Materials supplied by us for the execution of this order shall be at your entire risk and responsibility until incorporated in the finished article and delivered to us and must be insured by you at your expense at it’s value plus any increase in value that accrues in consequence of work done on it, in so far as this work can be covered by progress payments to you. Replacement of material damaged or scrapped in your workshops in excess of our normal scrap allowance will be effected at your expense.
(A) A Delivery Note must accompany the goods, and must quote this Order No.
(B) Test equipment, new, repaired, or calibrated shall have a Calibration Certificate traceable to National or International Standards.
(A) A Delivery Note must accompany the goods and all the goods for use on aircraft must be accompanied by an Authorised Release Document as a condition of this order.
(B) New components must carry a Certificate issued by the Original Equipment Manufacturer.
(C) Repaired or overhauled parts must carry an EASA Form 1 or an FAA Form 8130-3 issued as a Release to Service by a Company holding a valid Part 145 approval as listed within EASA or EU NAA list of approvals.
(D) Standard Aeronautical Parts must be accompanied by a Certificate of Conformity to the order and to the National or International Specification to the Standard.

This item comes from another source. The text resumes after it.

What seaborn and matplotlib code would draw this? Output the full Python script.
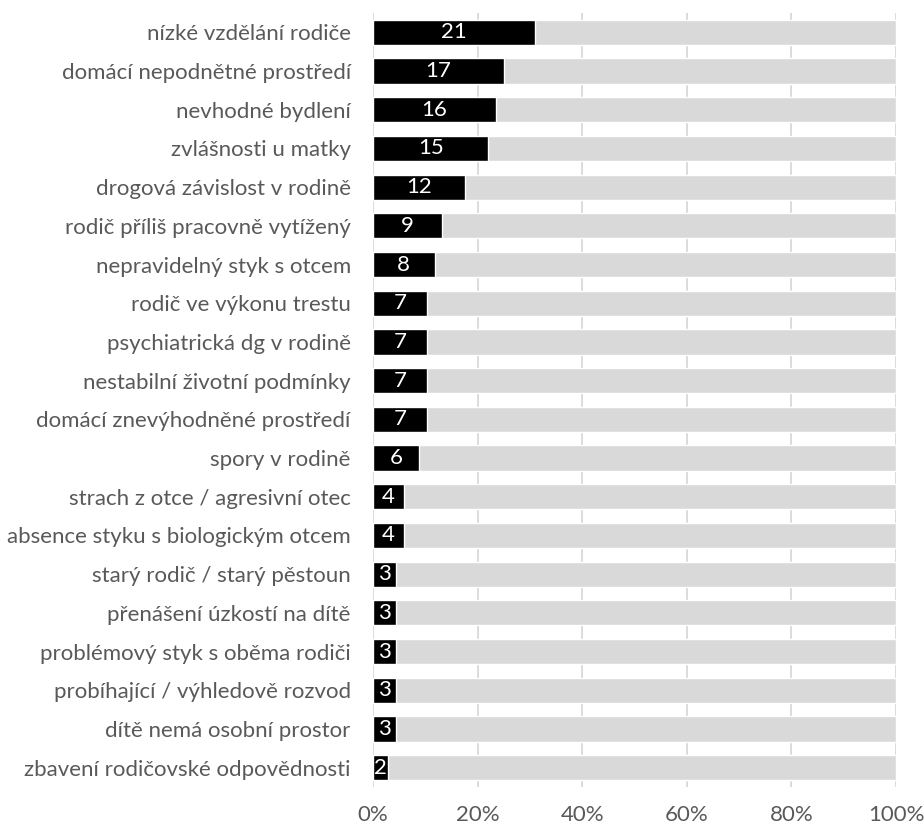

(E) Materials to be marked with their Specification and accompanied by a Certificate of Conformity to our Order. Materials for use as aircraft furnishings must also carry a Fire Test Certificate.
(F) Aircraft or Engine controls components which have been overhauled or repaired must indicate on the Authorised Release Document when Duplicate Inspections or Required Inspection Items have been done.
(G) Test equipment, new, repaired, or calibrated shall carry a recent Calibration Certificate traceable to National Calibration Standards.